Ultimately, I'd argue that Nier: Automata's story is worth seeing, but not necessarily playing. Admittedly, the world design is drab and this isn't Platinum's tightest and most frenetic action game. However, there are some moments that only a player, not a viewer, would get the impact (this was mentioned in Beastcast 100).
That being said, I don't have the same problem with hacking as you seem to be having. I actually enjoy it and PREFER it to 2B's combat, because it's safer to engage with enemies due to having less risk of a One-Hit KO. I also gave 9S a Stun Chip to stun/damage surrounding enemies after hacking within a radius.
I'm doing both runs on Hard (not Very Hard), my initial and my second playthrough, after sacrificing my save file.
I'm at my second playthrough as 9S, and hacking is a lifesaver and a timesaver.

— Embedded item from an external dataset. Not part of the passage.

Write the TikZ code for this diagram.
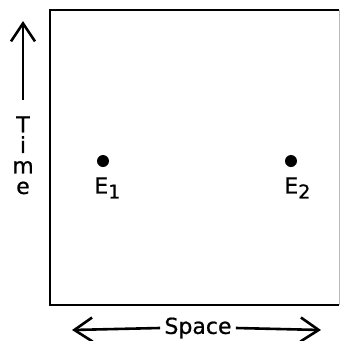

It is true that most of the things I enjoyed about the story comes to light at the third act, when you get to play A2. She controls similarly to 2B with minor differences.
The way I see the story is structured:
2B's playthrough is your typical triumph over the machines, but riddled with plot holes.
9S's playthrough recontextualizes the bosses and some origins about the machines.
A2 is the true continuation. Most, if not all assumptions, are replaced with nihilism. It also concludes 9S's arc being the antagonist you control. Having A2 prevail will get Ending C; having 9S prevail gets Ending D (if I'm remembering correctly). Regardless, everybody dies a painful death.
Nier: Automata has made me think of specific existential quandaries without necessarily giving answers. It's seeded some questions, that can haunt me if I dwell on it. As Alex and Austin said: it brings up the philosophical rhetoric, not with a wall of scholarly text, but with characters, interaction, and anime-like tropes.
I thought Horizon: Zero Dawn was my favorite story, because of what the ancient humans had to do.
But seeing robot societies completely misunderstand the point of human behavior, therefore birthing futile cycles of life and death (mind you, this is a only one small aspect of the game), takes the cake for me.